Fourth Circuit Bases Household Size on Fractional “Economic Unit”

Posted by NCBRC - July 16, 2012

The Fourth Circuit affirmed the Bankruptcy Court’s calculation of “household size” using a modified “economic unit” analysis in which children sharing residences with ex-spouses were counted in fractional portions. Johnson v. Zimmer (In re Johnson), No. 11-2034 (4th Cir. July 11, 2012).

Under the modified fractional economic unit calculation, the bankruptcy court found that two of the five children constituted .56 members of the household and the other three children constituted .49 members, based on the number of days they spent residing in the debtor’s home. The total membership of the children was, therefore, 2.59, which the court rounded up to 3 members bringing the total household size to 5. Because the issue was one of first impression, the Fourth Circuit granted leave to bring an interlocutory appeal.

On appeal, the Fourth Circuit discussed the three possible methods of calculating household size: 1) “heads on beds,” including anyone who occupies the house; 2) “income tax dependent,” including anyone who could be deemed a “dependent” in tax returns; and 3) “economic unit,” including any member of the household who is a factor in the household economy.

Finding little guidance from the statute itself or from dictionary definitions, the court turned to legislative history and congressional intent. The court found that the “heads on beds” approach was over-inclusive and did not reflect Congress’s intent to calculate household size based on economic factors. Likewise, there was little evidence that Congress intended to incorporate the definition of “dependents” as applied by the tax code, and which would be under-inclusive. The calculation based on economic unit, however, was found to be the best option as tailored to reflect more accurately the debtor’s actual ability to pay creditors; the ultimate goal of BAPCPA. Under this analysis the court found that the bankruptcy court’s method of dividing the children into fractions of the household most accurately reflected the actual economic impact of the children. The court found that this flexible approach was consistent with the Supreme Court’s holding in Hamilton v. Lanning, 130 S. Ct. 2464 (2010).

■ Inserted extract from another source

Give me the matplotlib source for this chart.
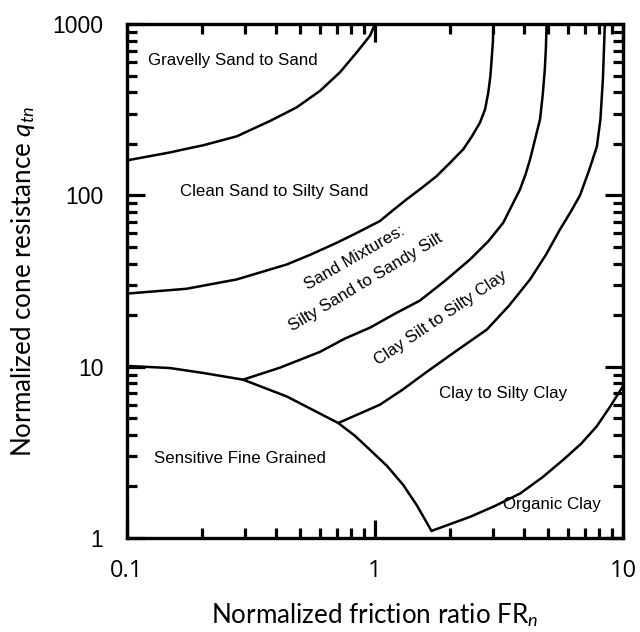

The court noted that even though, in this case, the resolution of household size under section 1325(b) as 5 or 7, would not change the finding that the debtor was “above-median” for purposes of the means test under section 707(b), the court recognized that the definition of “household” would impact other calculations in the means test.

The dissent agreed with the economic unit approach but differed with the majority’s approval of dividing the members of the household into fractions as lacking support in the statutory text. The dissent warned that this ruling will result in increased litigation over this preliminary inquiry.